Our ties need more momentum in some areas: Obama
Indo-US ties need more momentum in some areas, according to President Barack Obama, who is still "proud of the progress" made in strengthening them.
Washington: Indo-US ties need more momentum in some areas, according to President Barack Obama, who is still "proud of the progress" made in strengthening them.
Was the warmth in the relations "fading", the US leader was asked during an interview here.
"Yes, it`s true that in some areas we would have liked to see more momentum. Still, I`m proud of the progress we`ve made, and I think that the relationship between the United States and India is stronger, broader and deeper that it has ever been," he said.
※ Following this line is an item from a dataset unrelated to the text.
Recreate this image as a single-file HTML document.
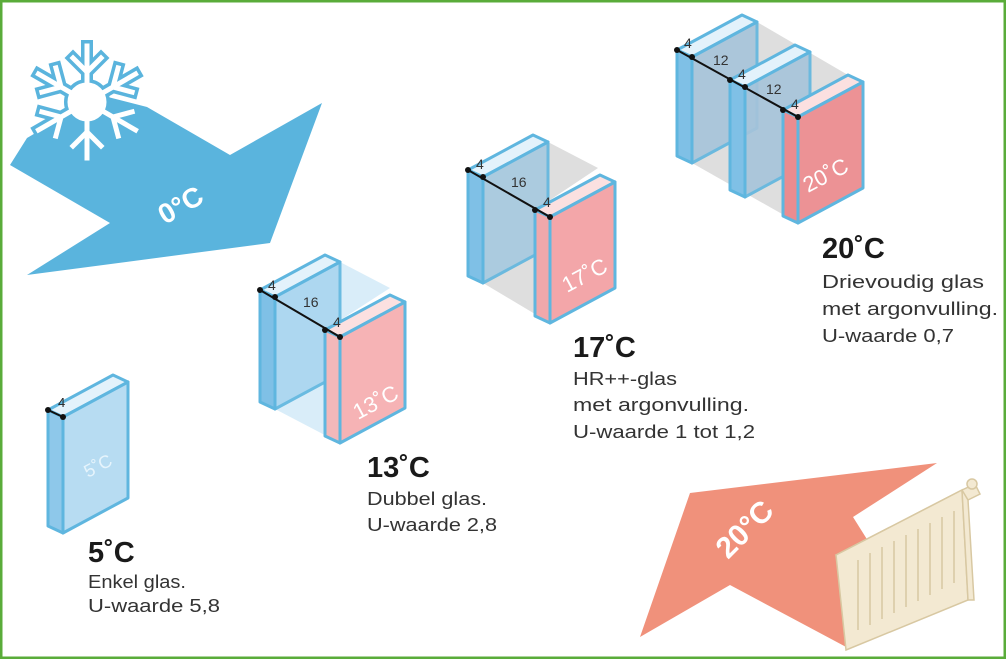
<!DOCTYPE html>
<html><head><meta charset="utf-8"><style>
html,body{margin:0;padding:0;background:#fff}
svg{display:block}
text{font-family:"Liberation Sans",sans-serif}
</style></head><body>
<svg width="1006" height="659" viewBox="0 0 1006 659" xmlns="http://www.w3.org/2000/svg">
<rect x="1" y="1" width="1004" height="657" fill="#fff" stroke="#5aac3a" stroke-width="3"/>

<!-- blue arrow -->
<polygon points="10,165 27,138 100,95 147,107 230,155 322,103 270,243 27,275 110,223" fill="#5ab4dd"/>
<defs>
<g id="arm"><path d="M0,-16 L0,-56 M0,-30 L-14,-44 M0,-30 L14,-44" fill="none"/></g>
<g id="flake">
<use href="#arm"/><use href="#arm" transform="rotate(60)"/><use href="#arm" transform="rotate(120)"/>
<use href="#arm" transform="rotate(180)"/><use href="#arm" transform="rotate(240)"/><use href="#arm" transform="rotate(300)"/>
<circle r="17"/>
</g>
</defs>
<g transform="translate(87,102)">
<use href="#flake" stroke="#5ab4dd" stroke-width="12" fill="#5ab4dd" stroke-linecap="square"/>
<use href="#flake" stroke="#fff" stroke-width="5" fill="#fff" stroke-linecap="square"/>
</g>
<text transform="translate(165,225) rotate(-30)" font-size="28" font-weight="bold" fill="#fff">0°C</text>

<!-- pink arrow -->
<polygon points="640,637 690,493 937,463 853,517 880,560 848,648 730,585" fill="#f0917b"/>
<text transform="translate(728,560) rotate(-45)" font-size="30" font-weight="bold" fill="#fff">20°C</text>
<g stroke="#d8c8a2" stroke-width="1.5" fill="#f3e9d2">
<polygon points="836,555 962,490 975,484 980,494 968,500 846,565"/>
<polygon points="836,555 962,490 968,600 846,650"/>
<polygon points="962,490 968,500 974,600 968,600"/>
<circle cx="972" cy="484" r="5"/>
<path fill="none" d="M858,560 v70 M870,553 v72 M882,547 v72 M894,541 v72 M906,535 v72 M918,529 v72 M930,523 v72 M942,517 v72 M954,511 v72"/>
</g>

<!-- single pane -->
<g stroke="#5fb6df" stroke-width="3" stroke-linejoin="round">
<polygon points="48,410 113,375 128,382 63,417" fill="#e3f2fb"/>
<polygon points="48,410 63,417 63,533 48,526" fill="#8ec8ea"/>
<polygon points="63,417 128,382 128,498 63,533" fill="#b7dcf2"/>
</g>
<text transform="translate(88,478) rotate(-28)" font-size="18" fill="#e6f4fc">5˚C</text>
<line x1="48" y1="410" x2="63" y2="417" stroke="#111" stroke-width="2"/>
<circle cx="48" cy="410" r="3" fill="#111"/><circle cx="63" cy="417" r="3" fill="#111"/>
<text x="58" y="407" font-size="13" fill="#222">4</text>

<!-- double pane 13 -->
<polygon points="275,297 340,262 390,288 325,330 340,443 275,409" fill="#cfe8f7" opacity="0.8"/>
<g stroke="#5fb6df" stroke-width="3" stroke-linejoin="round">
<polygon points="260,290 325,255 340,262 275,297" fill="#e3f2fb"/>
<polygon points="260,290 275,297 275,409 260,402" fill="#7fc0e6"/>
<polygon points="275,297 340,262 340,374 275,409" fill="#a9d5f0" opacity="0.9"/>
<polygon points="325,330 390,295 405,302 340,337" fill="#fbe0e0"/>
<polygon points="325,330 340,337 340,443 325,436" fill="#f2b8ba"/>
<polygon points="340,337 405,302 405,408 340,443" fill="#f6b3b5"/>
</g>
<text transform="translate(358,420) rotate(-28)" font-size="22" fill="#fff">13˚C</text>
<line x1="260" y1="290" x2="340" y2="337" stroke="#111" stroke-width="2"/>
<g fill="#111"><circle cx="260" cy="290" r="3"/><circle cx="275" cy="297" r="3"/><circle cx="325" cy="330" r="3"/><circle cx="340" cy="337" r="3"/></g>
<g font-size="14" fill="#333"><text x="268" y="290">4</text><text x="303" y="307">16</text><text x="333" y="327">4</text></g>

<!-- 17 -->
<polygon points="483,177 548,142 598,168 535,210 550,323 483,283" fill="#d6d6d6" opacity="0.8"/>
<g stroke="#5fb6df" stroke-width="3" stroke-linejoin="round">
<polygon points="468,170 533,135 548,142 483,177" fill="#e3f2fb"/>
<polygon points="468,170 483,177 483,283 468,276" fill="#7fc0e6"/>
<polygon points="483,177 548,142 548,248 483,283" fill="#a6c9e0" opacity="0.9"/>
<polygon points="535,210 600,175 615,182 550,217" fill="#fbe0e0"/>
<polygon points="535,210 550,217 550,323 535,316" fill="#f0a8ab"/>
<polygon points="550,217 615,182 615,288 550,323" fill="#f3a6a9"/>
</g>
<text transform="translate(567,293) rotate(-28)" font-size="22" fill="#fff">17˚C</text>
<line x1="468" y1="170" x2="550" y2="217" stroke="#111" stroke-width="2"/>
<g fill="#111"><circle cx="468" cy="170" r="3"/><circle cx="483" cy="177" r="3"/><circle cx="535" cy="210" r="3"/><circle cx="550" cy="217" r="3"/></g>
<g font-size="14" fill="#333"><text x="476" y="169">4</text><text x="511" y="187">16</text><text x="543" y="207">4</text></g>

<!-- 20 triple -->
<polygon points="692,57 757,22 848,75 783,115 798,223 692,163" fill="#d6d6d6" opacity="0.8"/>
<g stroke="#5fb6df" stroke-width="3" stroke-linejoin="round">
<polygon points="677,50 742,15 757,22 692,57" fill="#e3f2fb"/>
<polygon points="677,50 692,57 692,163 677,156" fill="#7fc0e6"/>
<polygon points="692,57 757,22 757,128 692,163" fill="#a6c4da" opacity="0.9"/>
<polygon points="730,80 795,45 810,52 745,87" fill="#e3f2fb"/>
<polygon points="730,80 745,87 745,197 730,190" fill="#7fc0e6"/>
<polygon points="745,87 810,52 810,162 745,197" fill="#a6c4da" opacity="0.9"/>
<polygon points="783,110 848,75 863,82 798,117" fill="#fbe0e0"/>
<polygon points="783,110 798,117 798,223 783,216" fill="#ea8c90"/>
<polygon points="798,117 863,82 863,188 798,223" fill="#ec9295"/>
</g>
<text transform="translate(808,193) rotate(-28)" font-size="22" fill="#fff">20˚C</text>
<line x1="677" y1="50" x2="798" y2="117" stroke="#111" stroke-width="2"/>
<g fill="#111"><circle cx="677" cy="50" r="3"/><circle cx="692" cy="57" r="3"/><circle cx="730" cy="80" r="3"/><circle cx="745" cy="87" r="3"/><circle cx="783" cy="110" r="3"/><circle cx="798" cy="117" r="3"/></g>
<g font-size="14" fill="#333"><text x="684" y="48">4</text><text x="713" y="65">12</text><text x="738" y="79">4</text><text x="766" y="94">12</text><text x="791" y="109">4</text></g>

<!-- labels -->
<g fill="#1a1a1a">
<text x="88" y="562" font-size="29" font-weight="bold">5˚C</text>
<g font-size="18" fill="#333" lengthAdjust="spacingAndGlyphs">
<text x="88" y="588" textLength="98" lengthAdjust="spacingAndGlyphs">Enkel glas.</text>
<text x="88" y="612" textLength="132" lengthAdjust="spacingAndGlyphs">U-waarde 5,8</text>
<text x="367" y="505" textLength="120" lengthAdjust="spacingAndGlyphs">Dubbel glas.</text>
<text x="367" y="531" textLength="130" lengthAdjust="spacingAndGlyphs">U-waarde 2,8</text>
<text x="573" y="385" textLength="104" lengthAdjust="spacingAndGlyphs">HR++-glas</text>
<text x="573" y="411" textLength="176" lengthAdjust="spacingAndGlyphs">met argonvulling.</text>
<text x="573" y="438" textLength="182" lengthAdjust="spacingAndGlyphs">U-waarde 1 tot 1,2</text>
<text x="822" y="288" textLength="162" lengthAdjust="spacingAndGlyphs">Drievoudig glas</text>
<text x="822" y="315" textLength="176" lengthAdjust="spacingAndGlyphs">met argonvulling.</text>
<text x="822" y="342" textLength="132" lengthAdjust="spacingAndGlyphs">U-waarde 0,7</text>
</g>
<text x="367" y="477" font-size="29" font-weight="bold">13˚C</text>
<text x="573" y="357" font-size="29" font-weight="bold">17˚C</text>
<text x="822" y="258" font-size="29" font-weight="bold">20˚C</text>
</g>
</svg>
</body></html>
Indicating a possible end to the longstanding denial of sophisticated dual use technology to India, Obama said the US Defence Department was working to sort it out.
He maintained that such technology, involving items which have civil and military use, was being given to India and that Pentagon "is working to address those occasional cases where we do not".
Acknowledging that there were "benefits" of providing such technology to New Delhi, Obama said "Given all the interests and values we share, I`m confident that we can continue to work through any differences."
Obama`s assurance comes in the backdrop of bickering between the two countries over dual use technology which has been denied to India for decades, particularly after it was put on the so-called entities list.
Denial of such technology has hit India`s defence and space programmes amid fears in certain circles in the US that the sophisticated technology may be misused for military purposes, particularly nuclear weapons programme.
After Obama`s India visit in 2010 the US government had announced the removal of 9 Indian space and defence-related organisations from the entities list.
However, the chief of the Defence Research and Development Organisation (DRDO) V K Saraswat went public recently with the complaint that though the embargo had been lifted nothing had changed "in practice". There had not been even a 10 per cent implementation.